Charlie thinks his luck is returning. Little does he know it’s about to run out completely. – Goodreads.com
What a perfect cover to set the mood for this horror novella from DarkFuse! From the synopsis, you know going into the book things aren’t going to turn out well for Charlie.
Yes, the “spend one night in a haunted house, graveyard, etc…” has been done many times, but I’m always a sucker for reading about it, and a ship was a new setting for me. Charlie went into this situation with bravado, chest puffed out, knowing he could do this. And then things rapidly went down hill for him. Much of what happens is in his own mind, but don’t let that be deceiving. There were some pretty gory parts that weren’t for the faint-hearted. If you read this at home alone, you would definitely be looking over your shoulder.
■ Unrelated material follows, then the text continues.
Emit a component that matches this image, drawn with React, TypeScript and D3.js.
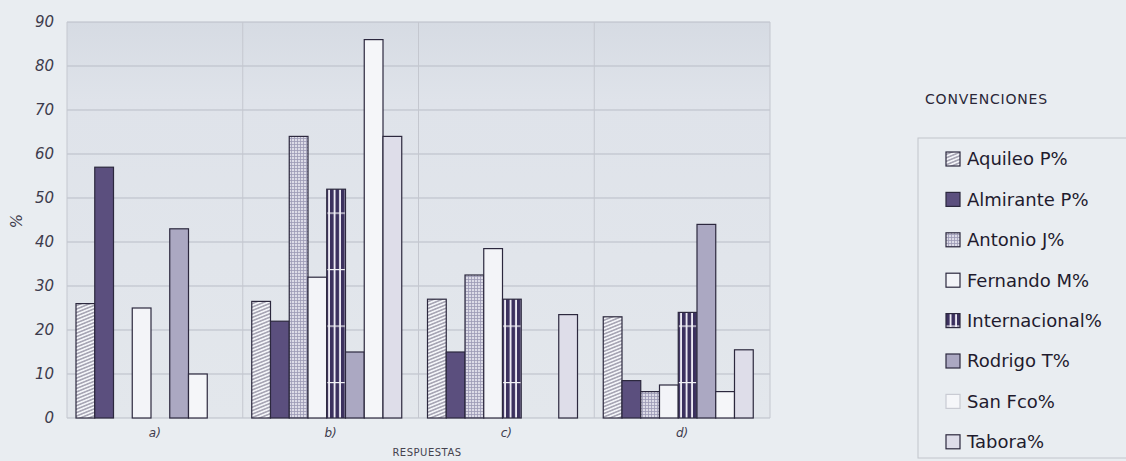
import React from 'react';
import * as d3 from 'd3';

const categories = ['a)', 'b)', 'c)', 'd)'];
const seriesNames = ['Aquileo P%', 'Almirante P%', 'Antonio J%', 'Fernando M%', 'Internacional%', 'Rodrigo T%', 'San Fco%', 'Tabora%'];
const aquileo = [26, 26.5, 27, 23];
const almirante = [57, 22, 15, 8.5];
const antonio = [0, 64, 32.5, 6];
const fernando = [25, 32, 38.5, 7.5];
const internacional = [0, 52, 27, 24];
const rodrigo = [43, 15, 0, 44];
const sanFco = [10, 86, 0, 6];
const tabora = [0, 64, 23.5, 15.5];
const yTicks = [0, 10, 20, 30, 40, 50, 60, 70, 80, 90];

const seriesValues = [aquileo, almirante, antonio, fernando, internacional, rodrigo, sanFco, tabora];
const fills = ['url(#hatch)', '#5b4f7e', 'url(#grid)', '#f3f4f8', 'url(#intl)', '#aba8c2', '#f5f6f9', '#dedde9'];

const W = 1126, H = 461;
const left = 67, right = 770, top = 22, bottom = 418;

export default function App() {
  const x0 = d3.scaleBand<string>().domain(categories).range([left, right]);
  const x1 = d3.scaleBand<string>().domain(seriesNames).range([9, 159]);
  const y = d3.scaleLinear().domain([0, 90]).range([bottom, top]);

  const bars = categories.flatMap((c, ci) =>
    seriesNames.map((s, si) => ({ c, s, si, v: seriesValues[si][ci] }))
  ).filter(d => d.v > 0);

  return (
    <svg width={W} height={H} style={{ position: 'absolute', left: 0, top: 0 }}>
      <defs>
        <linearGradient id="bg" x1="0" y1="0" x2="0" y2="1">
          <stop offset="0" stopColor="#d6dbe3" />
          <stop offset="0.2" stopColor="#dfe3ea" />
          <stop offset="1" stopColor="#e3e7ec" />
        </linearGradient>
        <pattern id="hatch" patternUnits="userSpaceOnUse" width="4" height="3.2" patternTransform="rotate(-22)">
          <rect width="4" height="3.2" fill="#f4f5f9" />
          <line x1="0" x2="4" y1="1.6" y2="1.6" stroke="#4a4560" strokeWidth="0.8" />
        </pattern>
        <pattern id="grid" patternUnits="userSpaceOnUse" width="3" height="3">
          <rect width="3" height="3" fill="#dcdbe7" />
          <line x1="0" x2="3" y1="0.5" y2="0.5" stroke="#9c99b5" strokeWidth="0.8" />
          <line x1="0.5" x2="0.5" y1="0" y2="3" stroke="#9c99b5" strokeWidth="0.8" />
        </pattern>
        <pattern id="intl" patternUnits="userSpaceOnUse" width="5.5" height="56.5" y="382">
          <rect width="5.5" height="56.5" fill="#eceaf3" />
          <rect x="0" width="3.6" height="56.5" fill="#3b305e" />
          <rect x="0" y="0" width="5.5" height="1.2" fill="#f2f2f7" />
        </pattern>
      </defs>

      <rect width={W} height={H} fill="#e9edf1" />
      <rect x={left} y={top} width={right - left} height={bottom - top} fill="url(#bg)" />

      {yTicks.map(t => (
        <g key={t}>
          <line x1={left} x2={right} y1={y(t)} y2={y(t)} stroke="#b9bdc7" strokeWidth={1} />
          <text x={54} y={y(t)} dy="0.35em" textAnchor="end" fontFamily="DejaVu Sans" fontStyle="italic"
            fontSize={15} fill="#3d3b4c">{t}</text>
        </g>
      ))}
      {categories.map(c => (
        <line key={c} x1={x0(c)} x2={x0(c)} y1={top} y2={bottom} stroke="#c4c7cf" strokeWidth={1} />
      ))}
      <line x1={right} x2={right} y1={top} y2={bottom} stroke="#c4c7cf" strokeWidth={1} />

      {bars.map(d => (
        <rect key={d.c + d.s}
          x={(x0(d.c) ?? 0) + (x1(d.s) ?? 0)}
          y={y(d.v)}
          width={x1.bandwidth()}
          height={bottom - y(d.v)}
          fill={fills[d.si]}
          stroke="#2c283e" strokeWidth={1.2} />
      ))}

      {categories.map(c => (
        <text key={c} x={(x0(c) ?? 0) + x0.bandwidth() / 2} y={433} dy="0.35em" textAnchor="middle"
          fontFamily="DejaVu Sans" fontStyle="italic" fontSize={12} fill="#3d3b4c">{c}</text>
      ))}
      <text x={427} y={452} dy="0.35em" textAnchor="middle" fontFamily="DejaVu Sans" fontSize={10}
        fill="#45434f" letterSpacing="0.5">RESPUESTAS</text>
      <text transform={`translate(17,221) rotate(-90)`} textAnchor="middle" dy="0.35em"
        fontFamily="DejaVu Sans" fontStyle="italic" fontSize={15} fill="#3d3b4c">%</text>

      <text x={925} y={99} dy="0.35em" fontFamily="DejaVu Sans" fontSize={14} letterSpacing="0.8"
        fill="#2a2738">CONVENCIONES</text>
      <rect x={918} y={138} width={220} height={320} fill="none" stroke="#c2c5cc" strokeWidth={1} />
      {seriesNames.map((s, i) => {
        const cy = 159 + i * 40.4;
        return (
          <g key={s}>
            <rect x={946} y={cy - 7} width={14} height={14} fill={fills[i]}
              stroke={i === 6 ? '#c9cbd3' : '#2c283e'} strokeWidth={1.2} />
            <text x={967} y={cy} dy="0.35em" fontFamily="DejaVu Sans" fontSize={18} fill="#1f1b2e">{s}</text>
          </g>
        );
      })}
    </svg>
  );
}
While Charlie was initially skeptical of the hauntings, I felt as if he did an about-face very suddenly rather than gradually changing his mind; however, I found it interesting that he discovered he wasn’t the person he’d always believed himself to be. Some of the descriptions also became a little repetitive but, overall, I thought the author did an excellent job with imagery.
This novella can easily be finished in one sitting and I would recommend it to horror fans and readers who aren’t squeamish. Deadlock is scheduled for publication May 27, 2014.
This review is based on a digital ARC from the publisher through NetGalley.